Это ближе к истине, но, думается, тоже ее не исчерпывает. Скорее всего, Уэллсом руководило опасение, что у кого-то может зародиться мысль, будто он хоть в малой мере симпатизирует русскому самодержавию. Подобный оттенок приобрела некогда поездка в Россию Александра Дюма-отца (та самая, во время которой французский писатель поведал изумленному миру, как он пил чай под развесистой клюквой), и Уэллсу вряд ли хотелось, чтобы о нем говорили что-либо подобное. А царская Россия была для тогдашнего западного интеллигента таким же bête noire, как кайзеровская Германия. Когда Франция, покупая себе союзника в войне против Германии, предоставила в 1906 году заем Николаю II, это вызвало настоящую бурю негодования в Англии и в самой Франции.

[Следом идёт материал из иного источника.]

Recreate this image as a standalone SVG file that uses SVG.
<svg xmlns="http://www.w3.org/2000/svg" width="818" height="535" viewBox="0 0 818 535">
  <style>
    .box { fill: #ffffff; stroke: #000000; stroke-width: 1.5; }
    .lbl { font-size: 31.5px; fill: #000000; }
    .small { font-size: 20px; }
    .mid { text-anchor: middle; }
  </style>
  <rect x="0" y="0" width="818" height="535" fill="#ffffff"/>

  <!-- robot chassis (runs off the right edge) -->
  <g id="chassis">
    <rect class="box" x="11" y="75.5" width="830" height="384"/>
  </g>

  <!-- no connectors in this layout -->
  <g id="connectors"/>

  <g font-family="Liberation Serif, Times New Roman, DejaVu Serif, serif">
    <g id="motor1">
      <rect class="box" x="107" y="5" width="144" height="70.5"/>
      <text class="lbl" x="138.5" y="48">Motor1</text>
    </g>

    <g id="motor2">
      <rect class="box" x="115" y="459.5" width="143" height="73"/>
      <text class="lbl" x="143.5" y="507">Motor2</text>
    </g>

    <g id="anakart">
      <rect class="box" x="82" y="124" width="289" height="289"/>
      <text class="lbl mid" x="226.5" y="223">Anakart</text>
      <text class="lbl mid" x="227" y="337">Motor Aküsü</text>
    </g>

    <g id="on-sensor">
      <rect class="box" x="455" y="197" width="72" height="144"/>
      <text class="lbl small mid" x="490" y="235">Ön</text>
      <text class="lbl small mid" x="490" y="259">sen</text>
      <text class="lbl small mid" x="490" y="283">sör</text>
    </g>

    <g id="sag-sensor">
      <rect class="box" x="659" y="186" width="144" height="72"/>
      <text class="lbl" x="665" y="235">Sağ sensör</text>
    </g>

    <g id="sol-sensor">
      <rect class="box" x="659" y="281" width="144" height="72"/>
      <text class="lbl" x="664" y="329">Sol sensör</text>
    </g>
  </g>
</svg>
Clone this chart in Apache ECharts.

О русских писателях, которые от десятилетия к десятилетию завоевывали все большее восхищение Европы, знали, что они подвергаются преследованиям у себя на родине, с русскими интеллигентами все чаще знакомились за пределами России. Таким популярным в Англии людям, как, скажем, Степняк-Кравчинский, путь на родину был заказан. Мог ли заядлый антимонархист Уэллс принимать самую отвратительную из монархий Европы? Зато Россия как таковая интересовала Уэллса до чрезвычайности. Уже потом, из написанной шесть лет спустя «России во мгле», мы узнаем, сколько ходил Уэллс по петербургским улицам, каким похожим на Лондон показался ему этот город, как он просиживал допоздна со своими русскими друзьями, слушая их споры. Его совершенно не тянуло осматривать памятники старины, но он с жадностью впитывал впечатления от современной жизни страны. Побывал он и в Государственной думе, этой, как он назвал ее потом, «ленивой говорильне». Компанию ему составили Морис Беринг и еще один человек, о котором ему предстояло в дальнейшем вспомнить, – приятель Константина Бенкендорфа и его родственник граф Иван Бенкендорф (он же – Ганс Ульрих Натаниэль фон Бенкендорф). В Петербурге Уэллс пробыл пять дней, потом двинулся в Москву, но по дороге заехал на два дня к брату Ариадны Уильямс, Аркадию Владимировичу Тыркову. Тот жил в деревне Вергежа, в пятидесяти километрах от Новгорода, и Уэллс не мог упустить такую возможность познакомиться с русской деревней.